* begin RECORDS FOR PROCESSING *

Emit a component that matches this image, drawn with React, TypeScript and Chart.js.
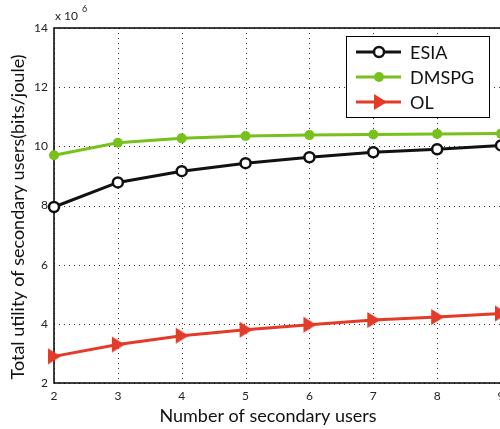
import React, { useEffect, useRef } from "react";
import { Chart, registerables } from "chart.js";

Chart.register(...registerables);

const xValues = [2, 3, 4, 5, 6, 7, 8, 9];
const esia = [7.95, 8.78, 9.16, 9.43, 9.63, 9.8, 9.9, 10.03];
const dmspg = [9.7, 10.12, 10.27, 10.35, 10.38, 10.4, 10.42, 10.43];
const ol = [2.9, 3.3, 3.6, 3.8, 3.97, 4.13, 4.23, 4.35];
const seriesNames = ["ESIA", "DMSPG", "OL"];
const yTicks = [2, 4, 6, 8, 10, 12, 14];
const xTitle = "Number of secondary users";
const yTitle = "Total utility of secondary users(bits/joule)";

const BLACK = "#111111";
const GREEN = "#78c11c";
const RED = "#e43a28";
const FONT = "Lato, 'Open Sans', sans-serif";

function drawMarker(ctx: CanvasRenderingContext2D, kind: number, x: number, y: number) {
  ctx.save();
  if (kind === 0) {
    ctx.beginPath();
    ctx.arc(x, y, 5, 0, Math.PI * 2);
    ctx.fillStyle = "#ffffff";
    ctx.fill();
    ctx.lineWidth = 2.5;
    ctx.strokeStyle = BLACK;
    ctx.stroke();
  } else if (kind === 1) {
    ctx.beginPath();
    ctx.arc(x, y, 5, 0, Math.PI * 2);
    ctx.fillStyle = GREEN;
    ctx.fill();
  } else {
    ctx.beginPath();
    ctx.moveTo(x - 5, y - 8);
    ctx.lineTo(x + 8, y);
    ctx.lineTo(x - 5, y + 8);
    ctx.closePath();
    ctx.fillStyle = RED;
    ctx.fill();
  }
  ctx.restore();
}

const gridPlugin = {
  id: "dottedGrid",
  beforeDatasetsDraw(chart: any) {
    const ctx = chart.ctx as CanvasRenderingContext2D;
    const a = chart.chartArea;
    const xs = chart.scales.x;
    const ys = chart.scales.y;
    ctx.save();
    ctx.strokeStyle = "#333";
    ctx.lineWidth = 1;
    ctx.setLineDash([1, 4]);
    for (const v of xValues) {
      const px = Math.round(xs.getPixelForValue(v)) + 0.5;
      ctx.beginPath();
      ctx.moveTo(px, a.top);
      ctx.lineTo(px, a.bottom);
      ctx.stroke();
    }
    for (const v of yTicks) {
      const py = Math.round(ys.getPixelForValue(v)) + 0.5;
      ctx.beginPath();
      ctx.moveTo(a.left, py);
      ctx.lineTo(a.right, py);
      ctx.stroke();
    }
    ctx.setLineDash([]);
    ctx.strokeStyle = "#000";
    ctx.lineWidth = 1.5;
    ctx.strokeRect(a.left, a.top, a.right - a.left, a.bottom - a.top);
    ctx.restore();
  },
};

const extrasPlugin = {
  id: "extras",
  afterDraw(chart: any) {
    const ctx = chart.ctx as CanvasRenderingContext2D;
    ctx.save();
    // axis titles
    ctx.fillStyle = "#111";
    ctx.font = `18px ${FONT}`;
    ctx.textAlign = "center";
    ctx.textBaseline = "alphabetic";
    ctx.fillText(xTitle, 268, 422);
    ctx.save();
    ctx.translate(24, 217);
    ctx.rotate(-Math.PI / 2);
    ctx.fillText(yTitle, 0, 0);
    ctx.restore();
    // exponent
    ctx.fillStyle = "#222";
    ctx.font = `12px ${FONT}`;
    ctx.textAlign = "left";
    ctx.fillText("x 10", 55, 20);
    ctx.font = `9px ${FONT}`;
    ctx.fillText("6", 82, 12);
    // legend
    const lx = 346, ly = 36, lw = 143, lh = 81;
    ctx.fillStyle = "#ffffff";
    ctx.fillRect(lx, ly, lw, lh);
    ctx.strokeStyle = "#000";
    ctx.lineWidth = 1;
    ctx.strokeRect(lx + 0.5, ly + 0.5, lw, lh);
    const colors = [BLACK, GREEN, RED];
    const rows = [52, 77, 102];
    for (let i = 0; i < 3; i++) {
      const y = rows[i];
      ctx.beginPath();
      ctx.moveTo(356, y);
      ctx.lineTo(401, y);
      ctx.lineWidth = 3;
      ctx.strokeStyle = colors[i];
      ctx.stroke();
      drawMarker(ctx, i, 379, y);
      ctx.fillStyle = "#111";
      ctx.font = `18px ${FONT}`;
      ctx.textBaseline = "middle";
      ctx.fillText(seriesNames[i], 410, y + 1);
    }
    ctx.restore();
  },
};

export default function App() {
  const ref = useRef<HTMLCanvasElement | null>(null);
  useEffect(() => {
    if (!ref.current) return;
    const mk = (data: number[]) => data.map((v, i) => ({ x: xValues[i], y: v }));
    const triangle = (() => {
      const c = document.createElement("canvas");
      c.width = 18;
      c.height = 18;
      const g = c.getContext("2d")!;
      drawMarker(g, 2, 8, 9);
      return c;
    })();
    const chart = new Chart(ref.current, {
      type: "line",
      data: {
        datasets: [
          {
            label: seriesNames[0],
            data: mk(esia),
            borderColor: BLACK,
            borderWidth: 3,
            pointRadius: 5,
            pointBorderWidth: 2.5,
            pointBackgroundColor: "#ffffff",
            pointBorderColor: BLACK,
            tension: 0,
          },
          {
            label: seriesNames[1],
            data: mk(dmspg),
            borderColor: GREEN,
            borderWidth: 3,
            pointRadius: 5,
            pointBorderWidth: 0,
            pointBackgroundColor: GREEN,
            tension: 0,
          },
          {
            label: seriesNames[2],
            data: mk(ol),
            borderColor: RED,
            borderWidth: 3,
            pointStyle: triangle as any,
            pointRadius: 8,
            tension: 0,
          },
        ],
      },
      options: {
        responsive: false,
        animation: false,
        clip: false as any,
        layout: { padding: { top: 28, right: 0, left: 0, bottom: 0 } },
        plugins: { legend: { display: false }, tooltip: { enabled: false } },
        scales: {
          x: {
            type: "linear",
            min: 2,
            max: 9,
            ticks: {
              stepSize: 1,
              color: "#222",
              font: { family: FONT, size: 12 },
              padding: 6,
            },
            grid: { color: "rgba(0,0,0,0)", drawTicks: false },
            border: { display: false },
            title: { display: false },
            afterFit: (s: any) => {
              s.height = 46;
            },
          },
          y: {
            min: 2,
            max: 14,
            afterBuildTicks: (s: any) => {
              s.ticks = yTicks.map((v) => ({ value: v }));
            },
            ticks: {
              color: "#222",
              font: { family: FONT, size: 12 },
              padding: 6,
            },
            grid: { color: "rgba(0,0,0,0)", drawTicks: false },
            border: { display: false },
            title: { display: false },
            afterFit: (s: any) => {
              s.width = 54;
            },
          },
        },
      },
      plugins: [gridPlugin, extrasPlugin],
    });
    return () => chart.destroy();
  }, []);
  return (
    <div style={{ position: "fixed", left: 0, top: 0, width: 500, height: 429, overflow: "hidden", background: "#fff" }}>
      <canvas ref={ref} width={512} height={429} style={{ display: "block" }} />
    </div>
  );
}
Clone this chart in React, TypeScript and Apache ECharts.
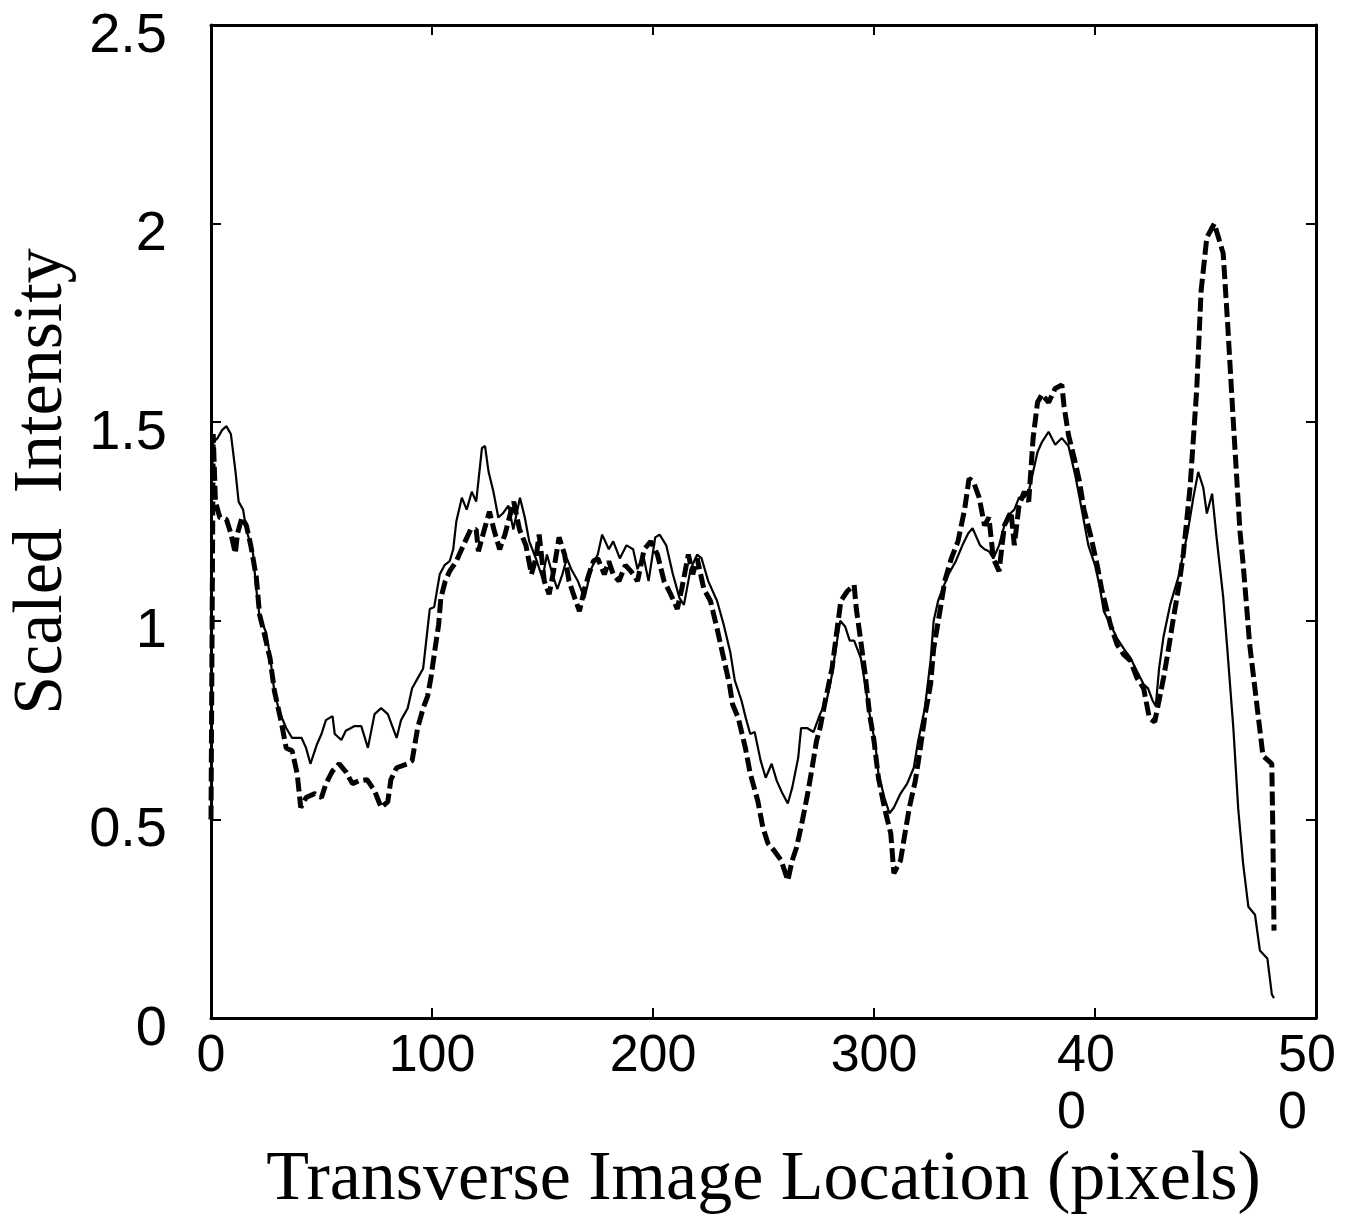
import React, { useEffect, useRef } from "react";
import * as echarts from "echarts";

// Tick labels (the original wraps the 3-digit labels at 400 and 500)
const xTickValues = [0, 100, 200, 300, 400, 500];
const xTickLabels = ["0", "100", "200", "300", "40\n0", "50\n0"];
const yTickLabels = ["0", "0.5", "1", "1.5", "2", "2.5"];

// Solid profile
const solidX = [
  0, 1, 3, 5, 7, 9, 11, 12.5, 14.5, 16, 19, 20.5, 22, 25, 27, 28.7, 31, 34, 36.7, 41,
  43, 45, 48, 50, 52, 55, 56, 59, 61, 65, 68, 71, 74, 77, 80, 84, 86, 89, 91, 93,
  96, 99, 101, 103.5, 105.7, 108, 109.6, 111, 113.5, 115.7, 118, 120, 122.6, 124, 125.6, 127.8, 130, 132, 134.6, 136.8,
  139.8, 142, 144, 147, 150, 152, 154.5, 156.7, 159, 161, 163, 166, 169, 172, 175, 177, 180, 182, 185, 188,
  191, 193, 195.5, 198, 201, 203, 206, 209, 212, 214, 217, 220, 222, 225, 229, 232, 235, 237, 240, 242,
  244, 246, 248.7, 251, 253.7, 256, 258.6, 261, 263, 265.7, 267, 269.7, 272.6, 275.6, 278.6, 281, 283, 284.7, 287, 289,
  291, 294, 296, 298, 300.6, 302, 304.7, 307, 309, 312, 315, 318, 320, 323, 325.6, 327, 329, 331, 334, 337,
  340, 342.6, 344.6, 348, 350, 352, 354, 356.6, 359, 361, 363.5, 365.6, 368, 370, 372, 374, 376, 379, 382, 385,
  388, 391, 393, 395, 397, 400, 402, 404, 407, 410, 413, 416, 419, 422, 424, 426, 427.5, 429, 431, 434,
  438, 442, 444.5, 446.7, 449, 450.6, 453, 455, 458, 460, 462.6, 464.8, 467, 469.4, 472.4, 474.6, 478, 480, 481,
];
const solidY = [
  1.3, 1.45, 1.46, 1.48, 1.49, 1.47, 1.38, 1.3, 1.28, 1.23, 1.17, 1.08, 1.01, 0.97, 0.9, 0.82, 0.77, 0.73, 0.705, 0.705,
  0.68, 0.64, 0.69, 0.715, 0.75, 0.76, 0.715, 0.7, 0.723, 0.735, 0.735, 0.68, 0.765, 0.78, 0.765, 0.705, 0.75, 0.78, 0.83, 0.85,
  0.88, 1.03, 1.035, 1.117, 1.14, 1.15, 1.18, 1.25, 1.31, 1.28, 1.325, 1.3, 1.435, 1.44, 1.375, 1.325, 1.26, 1.27, 1.29, 1.23,
  1.31, 1.26, 1.2, 1.157, 1.107, 1.167, 1.117, 1.08, 1.117, 1.157, 1.13, 1.1, 1.057, 1.13, 1.167, 1.217, 1.18, 1.2, 1.157, 1.19,
  1.18, 1.13, 1.167, 1.1, 1.21, 1.217, 1.19, 1.117, 1.057, 1.04, 1.13, 1.167, 1.157, 1.1, 1.05, 0.99, 0.92, 0.85, 0.8, 0.755,
  0.715, 0.72, 0.648, 0.605, 0.64, 0.597, 0.565, 0.54, 0.58, 0.655, 0.73, 0.73, 0.72, 0.765, 0.8, 0.865, 0.94, 1.0, 0.985, 0.95,
  0.95, 0.907, 0.84, 0.765, 0.69, 0.615, 0.555, 0.515, 0.53, 0.565, 0.59, 0.63, 0.698, 0.78, 0.9, 1.0, 1.05, 1.08, 1.12, 1.15,
  1.19, 1.22, 1.233, 1.19, 1.18, 1.175, 1.157, 1.19, 1.24, 1.267, 1.28, 1.31, 1.31, 1.325, 1.375, 1.425, 1.45, 1.476, 1.443, 1.46,
  1.44, 1.368, 1.31, 1.25, 1.19, 1.14, 1.09, 1.024, 0.99, 0.956, 0.93, 0.907, 0.873, 0.84, 0.83, 0.8, 0.785, 0.88, 0.96, 1.04,
  1.115, 1.225, 1.31, 1.375, 1.335, 1.27, 1.32, 1.21, 1.06, 0.92, 0.73, 0.527, 0.39, 0.28, 0.26, 0.17, 0.15, 0.06, 0.05,
];

// Dashed profile
const dashedX = [
  0, 1, 2, 4, 7, 9, 11, 12, 14, 16, 18, 20.5, 22, 24, 26.7, 28.7, 31.7, 34, 36.7, 39,
  40.6, 43, 47, 50, 52, 55, 58, 61, 64, 66.8, 70.6, 74, 77, 80, 81.4, 84, 89, 91, 93.5, 96,
  98, 99.5, 101, 103, 104, 106, 108, 111, 113, 115, 117.5, 120, 121, 123.7, 126, 128, 130.6, 133, 135, 137,
  139.6, 142.5, 145, 147, 148.5, 150.8, 153, 155, 157.5, 160, 162, 164, 166.7, 169, 171, 173, 175, 178, 180, 182,
  184.6, 187.5, 190, 193, 196, 199, 202, 205, 208, 211, 213, 216, 218, 220, 223, 226, 229, 231, 233, 234.6,
  236, 238.6, 241.8, 244, 247.4, 249.7, 252, 255, 258, 261, 263, 265, 267.6, 270, 272, 274, 275.6, 278, 281, 283,
  285, 288, 291, 292, 294, 296, 298, 300, 302, 304.7, 307.6, 309, 312, 314, 316, 318.7, 321, 323, 325.6, 327,
  330, 332, 335, 338, 341, 343, 345, 347.6, 350, 352, 354, 356.6, 359, 362, 363.5, 365.6, 368, 370, 372, 374,
  376, 379, 382, 385, 386, 388, 391, 393, 395, 398, 401, 403, 407, 410, 413, 416, 419, 422, 424.6, 427,
  429, 431, 433, 435, 438, 440, 443, 446, 448, 450.6, 454, 458, 460, 462.6, 465.6, 467, 470, 473, 476, 480,
  480.5, 481,
];
const dashedY = [
  0.5, 1.47, 1.3, 1.26, 1.255, 1.22, 1.17, 1.22, 1.26, 1.24, 1.19, 1.11, 1.015, 0.97, 0.906, 0.823, 0.748, 0.68, 0.673, 0.615,
  0.53, 0.555, 0.565, 0.555, 0.59, 0.622, 0.64, 0.62, 0.59, 0.597, 0.6, 0.572, 0.53, 0.545, 0.6, 0.63, 0.64, 0.648, 0.73, 0.78,
  0.81, 0.856, 0.915, 0.99, 1.057, 1.1, 1.125, 1.15, 1.175, 1.2, 1.23, 1.23, 1.175, 1.23, 1.275, 1.23, 1.18, 1.217, 1.26, 1.3,
  1.23, 1.19, 1.117, 1.157, 1.217, 1.1, 1.067, 1.125, 1.21, 1.167, 1.1, 1.067, 1.024, 1.08, 1.117, 1.15, 1.157, 1.117, 1.15, 1.117,
  1.1, 1.14, 1.125, 1.1, 1.18, 1.2, 1.167, 1.1, 1.067, 1.03, 1.08, 1.167, 1.117, 1.157, 1.08, 1.05, 0.98, 0.93, 0.88, 0.84,
  0.79, 0.755, 0.68, 0.615, 0.547, 0.48, 0.44, 0.42, 0.397, 0.346, 0.397, 0.43, 0.497, 0.565, 0.63, 0.698, 0.73, 0.8, 0.88, 0.966,
  1.05, 1.075, 1.09, 1.03, 0.95, 0.865, 0.765, 0.698, 0.605, 0.53, 0.464, 0.364, 0.397, 0.464, 0.53, 0.597, 0.68, 0.76, 0.84, 0.93,
  1.03, 1.1, 1.157, 1.2, 1.28, 1.358, 1.35, 1.31, 1.24, 1.26, 1.157, 1.125, 1.24, 1.275, 1.19, 1.29, 1.325, 1.3, 1.46, 1.55,
  1.57, 1.55, 1.585, 1.594, 1.54, 1.468, 1.4, 1.35, 1.28, 1.215, 1.14, 1.08, 0.99, 0.94, 0.915, 0.9, 0.856, 0.83, 0.755, 0.745,
  0.8, 0.856, 0.92, 0.99, 1.09, 1.17, 1.335, 1.58, 1.83, 1.965, 2.0, 1.925, 1.75, 1.5, 1.225, 1.145, 0.94, 0.8, 0.66, 0.64,
  0.457, 0.22,
];

const zip = (xs: number[], ys: number[]) => xs.map((x, i) => [x, ys[i]]);

export default function App() {
  const ref = useRef<HTMLDivElement>(null);
  useEffect(() => {
    if (!ref.current) return;
    const chart = echarts.init(ref.current, null, { renderer: "svg" });
    const sans = "'Liberation Sans', Arial, sans-serif";
    const serif = "'Liberation Serif', 'Times New Roman', serif";
    const axisLine = { show: true, onZero: false, lineStyle: { color: "#000", width: 3 } };
    const tick = { show: true, inside: true, length: 10, lineStyle: { color: "#000", width: 2 } };
    chart.setOption({
      animation: false,
      backgroundColor: "#fff",
      grid: {
        left: 211,
        right: 40,
        top: 25,
        bottom: 198,
        containLabel: false,
        outerBoundsMode: "none",
      },
      xAxis: [
        {
          type: "value",
          position: "bottom",
          min: 0,
          max: 500,
          interval: 100,
          axisLine,
          axisTick: tick,
          splitLine: { show: false },
          axisLabel: {
            margin: 6,
            color: "#000",
            fontFamily: sans,
            fontSize: 52,
            lineHeight: 57,
            formatter: (v: number) => {
              const i = xTickValues.indexOf(v);
              const s = i >= 0 ? xTickLabels[i] : String(v);
              if (s.indexOf("\n") >= 0) {
                return s
                  .split("\n")
                  .map((p) => "{w|" + p + "}")
                  .join("\n");
              }
              return s;
            },
            rich: {
              w: {
                width: 76,
                align: "left",
                fontFamily: sans,
                fontSize: 52,
                lineHeight: 57,
                color: "#000",
              },
            },
          },
          name: "Transverse Image Location (pixels)",
          nameLocation: "middle",
          nameGap: 137,
          nameMoveOverlap: false,
          nameTextStyle: { fontFamily: serif, fontSize: 70, lineHeight: 40, color: "#000" },
        },
        {
          type: "value",
          position: "top",
          min: 0,
          max: 500,
          interval: 100,
          axisLine,
          axisTick: tick,
          axisLabel: { show: false },
          splitLine: { show: false },
        },
      ],
      yAxis: [
        {
          type: "value",
          position: "left",
          min: 0,
          max: 2.5,
          interval: 0.5,
          axisLine,
          axisTick: tick,
          splitLine: { show: false },
          axisLabel: {
            margin: 44,
            color: "#000",
            fontFamily: sans,
            fontSize: 56,
            verticalAlign: "top",
            lineHeight: 14,
            formatter: (v: number) => {
              const i = Math.round(v / 0.5);
              return yTickLabels[i] ?? String(v);
            },
          },
          name: "Scaled  Intensity",
          nameLocation: "middle",
          nameGap: 139,
          nameMoveOverlap: false,
          nameTextStyle: {
            fontFamily: serif,
            fontSize: 70,
            color: "#000",
            padding: [0, 0, 0, 80],
          },
        },
        {
          type: "value",
          position: "right",
          min: 0,
          max: 2.5,
          interval: 0.5,
          axisLine,
          axisTick: tick,
          axisLabel: { show: false },
          splitLine: { show: false },
        },
      ],
      series: [
        {
          name: "solid",
          type: "line",
          xAxisIndex: 0,
          yAxisIndex: 0,
          data: zip(solidX, solidY),
          symbol: "none",
          lineStyle: { color: "#000", width: 2.2, type: "solid" },
        },
        {
          name: "dashed",
          type: "line",
          xAxisIndex: 0,
          yAxisIndex: 0,
          data: zip(dashedX, dashedY),
          symbol: "none",
          lineStyle: { color: "#000", width: 5, type: [14, 5] },
        },
      ],
    });
    return () => chart.dispose();
  }, []);
  return (
    <div
      ref={ref}
      style={{ position: "fixed", left: 0, top: 0, width: 1356, height: 1216, background: "#fff" }}
    />
  );
}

* end RECORDS FOR PROCESSING *

* WORK TO DO *
Omit the pictures, then repeat exactly each line from the beginning of the listing through the line with "utility of secondary".

* THE REPLY *
Emit a component that matches this image, drawn with React, TypeScript and Chart.js.
import React, { useEffect, useRef } from "react";
import { Chart, registerables } from "chart.js";

Chart.register(...registerables);

const xValues = [2, 3, 4, 5, 6, 7, 8, 9];
const esia = [7.95, 8.78, 9.16, 9.43, 9.63, 9.8, 9.9, 10.03];
const dmspg = [9.7, 10.12, 10.27, 10.35, 10.38, 10.4, 10.42, 10.43];
const ol = [2.9, 3.3, 3.6, 3.8, 3.97, 4.13, 4.23, 4.35];
const seriesNames = ["ESIA", "DMSPG", "OL"];
const yTicks = [2, 4, 6, 8, 10, 12, 14];
const xTitle = "Number of secondary users";
const yTitle = "Total utility of secondary users(bits/joule)";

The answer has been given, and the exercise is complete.